Khan puts as much effort into living as he does to working, and his work reflects the richness of his life experience which is spent between jam sessions with musicians in Lahore (who claim his studio as their own after working hours) and long walks in the countryside at his family farm. Khan loves his working process and is obsessive about his need to work. Japanese novelist Haruki Murakami wrote, “I think certain types of processes don’t allow for any variation. If you have to be part of that process, all you can do is transform -or perhaps distort- yourself through persistent repetition, and make that process a part of your own personality”ii. Khan’s fingers are permanently distorted from the drawing process, but like a ballerina with distorted feet, it is a tool to enable seemingly effortless perfection.

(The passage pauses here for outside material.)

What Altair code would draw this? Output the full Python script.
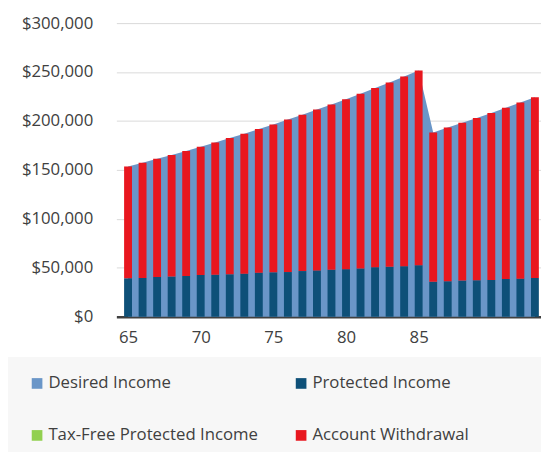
import altair as alt
import pandas as pd

ages = list(range(65, 94))
desired_income = [153500, 157300, 161300, 165300, 169400, 173700, 178000, 182500, 187000, 191700,
                  196500, 201400, 206400, 211600, 216900, 222300, 227900, 233600, 239400, 245400,
                  251500, 188200, 193200, 198100, 203100, 208200, 213400, 218800, 224300]
protected_income = [39300, 39600, 40600, 41000, 41600, 42600, 42900, 43300, 44000, 45000,
                    45300, 45600, 46600, 47300, 48000, 48600, 49300, 50600, 51000, 51600,
                    52600, 35600, 36200, 36900, 37200, 37600, 38600, 38900, 39600]
account_withdrawal = [114200, 117700, 120700, 124300, 127800, 131100, 135100, 139200, 143000, 146700,
                      151200, 155800, 159800, 164300, 168900, 173700, 178600, 183000, 188400, 193800,
                      198900, 152600, 157000, 161200, 165900, 170600, 174800, 179900, 184700]
series_names = ["Desired Income", "Protected Income", "Tax-Free Protected Income", "Account Withdrawal"]
series_colors = ["#6A96C8", "#0E5078", "#92D050", "#E8171F"]
x_ticks = [65, 70, 75, 80, 85]
y_ticks = [0, 50000, 100000, 150000, 200000, 250000, 300000]

area_df = pd.DataFrame({"age": ages, "value": desired_income, "series": "Desired Income"})
bar_df = pd.concat([
    pd.DataFrame({"age": ages, "value": protected_income, "series": "Protected Income", "order": 0}),
    pd.DataFrame({"age": ages, "value": account_withdrawal, "series": "Account Withdrawal", "order": 1}),
], ignore_index=True)

x_enc = alt.X("age:Q",
              scale=alt.Scale(domain=[64.536, 93.08], nice=False, zero=False),
              axis=alt.Axis(values=x_ticks, format="d", title=None, ticks=False, grid=False,
                            labelFontSize=17, labelColor="#404040", labelPadding=13,
                            domainColor="#404040", domainWidth=2.5))
y_enc = alt.Y("value:Q", stack="zero",
              scale=alt.Scale(domain=[0, 300000], nice=False),
              axis=alt.Axis(values=y_ticks, format="$,.0f", title=None, ticks=False, domain=False,
                            grid=True, gridColor="#D9D9D9", gridWidth=1,
                            labelFontSize=17, labelColor="#404040", labelPadding=24))
color_enc = alt.Color("series:N",
                      scale=alt.Scale(domain=series_names, range=series_colors),
                      legend=alt.Legend(orient="none", legendX=-89, legendY=357, columns=2,
                                        columnPadding=35, rowPadding=35, symbolType="square",
                                        symbolSize=117, symbolStrokeWidth=0, labelFontSize=17,
                                        labelColor="#404040", labelOffset=3, labelLimit=0,
                                        title=None, padding=0, direction="horizontal"))

bg = alt.Chart(pd.DataFrame({"k": [0]})).mark_rect(color="#F7F7F7").encode(
    x=alt.value(-110), x2=alt.value(431), y=alt.value(339), y2=alt.value(440))

area = alt.Chart(area_df).mark_area(interpolate="linear", opacity=1).encode(
    x=x_enc, y=y_enc, color=color_enc)

bars = alt.Chart(bar_df).mark_bar(size=8).encode(
    x=x_enc, y=y_enc, color=color_enc, order=alt.Order("order:Q", sort="ascending"))

chart = alt.layer(bg, area, bars).properties(
    width=431, height=298,
    autosize=alt.AutoSizeParams(type="none"),
    padding={"left": 110, "top": 12, "right": 0, "bottom": 134},
).configure(font="Open Sans").configure_view(stroke=None)

chart.save("out.html", embed_options={"renderer": "svg", "actions": False})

Another contradiction in Khan’s work is that the more he fillls up the wasli paper with his microscopic dots, loops, and lines, the more important the voids in the space become. The empty spaces on the page are as important as the densely drawn ones, as beautifully illustrated in The Hole, 2014. Khan claims Sufi spirituality as a strong influence on his being. “Let there be spaces in your togetherness,” wrote Sufi inspired Lebanese artist and poet Khalil Gibran in The Prophet when describing marriage, “and let the winds of the heavens dance between you”iii. In a series called The Breath of the Compassionate, Khan’s work evokes the complexities of love; the spaces where two people come together, the spaces where they will never converge, and the mutations, scars, and effort that come with holding togetherness and separateness together. Khan’s works, regardless of the scale, are full of complex emotions and ideas formed from seemingly simple marks. In Khan’s second solo show at Sabrina Amrani Gallery, the artist left out a title, prompting the audience to find their own interpretations and connections by empathizing with the work. Rather than priming the space with words, Khan lets the viewer prime it with their own emotional state of being, reversing the usual hierarchy between artist and viewer.




i Laurence Cossé, A Novel Bookstore, trans. Alison Anderson(London: Europa Editions, 2010).

ii Haruki Murakami, What I Talk About When I Talk About Running, trans. Philip Gabriel

(New York: Knopf Doubleday, 2008), 68.

iii Khalil Gibran, The Prophet (London: Martino Fine Books, 2011).